Tuesday, March 3, 2015

John Helmer — Boris Nemtsov – A Clue That He Didn’t Believe He Was At Risk Of Assassination, Or Of Catching His Death Of Cold


Delving more deeply into the facts of the Nemtsov murder.

Dances with Bears
John Helmer

Fort Russ

4 comments:

Ryan Harris said...
This comment has been removed by the author.
Ryan Harris said...

This is the African century, most economic and population growth in the world in the next 75 years come from Africa. Asia, Europe and Russia basically shrink and struggle to remain relevant in a world that will be dominated by the Middle East and Africa where populations could very well be larger than Asia and Europe combined. Combined! The social changes storming across the region are reverberating and driving MOST of the conflicts globally. Incomes are rising, people are moving to cities, and the last continent is being developed. There is no where else on earth to grow. There is no demand boom that will carry on the world after this. This is huge, imminent changes to everything in the world, economically, financially, and monetarily are ill prepared and No one is talking about it.
So why are we busy studying the Russian borders? I'm completely mystified with the Russia intrigue. I've read the old 19th and 20th century ideas on the old world order but that is outdated stuff that seems quaint and silly in a globalized world.
Their proximity to China might have been interesting last century, as China rose and needed Russian resources, but Russia was too paranoid to sell to the Chinese and missed the opportunity.
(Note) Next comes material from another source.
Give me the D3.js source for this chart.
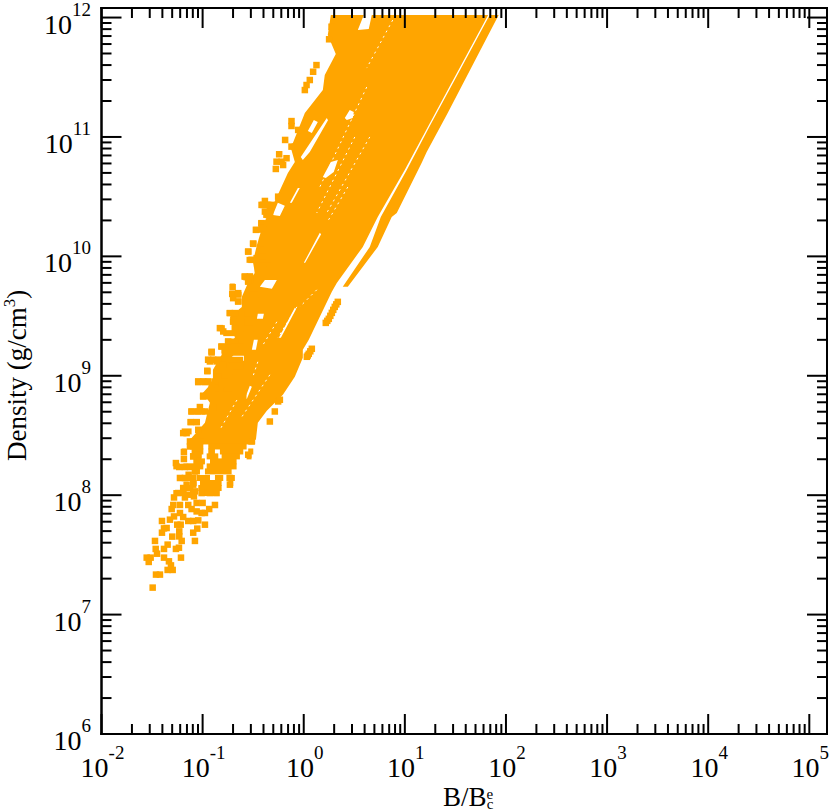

Now China's own population has peaked and the industrialization credit bubble is bursting and they are schlepping along trying to raise their productivity like everyone else, while the rest of Asia is progressing toward deep middle classes. I could see the relevance of Russia if they were engaging Africa and positioning themselves to be important in the future but they aren't, they are fighting with Europe. So what? More of the same old border stuff that has always occupied Europe and Russia.

Matt Franko said...

R,

Barbarian clashes make for good political theater????

Tom Hickey said...

Barbarian clashes

Like what the ROW and a lot of the US thinks thinks when they read of US police militarization and brutality, indefinite detention and suspension of civiil liberties and constitutional freedoms, and even domestic torture, not mention foreign wars of aggression, civilian deaths and casualties in those wars, support of dictatorial regimes, orchestrated regime change, and state torture — only they think of the empire doing it with the" barbarians" being them.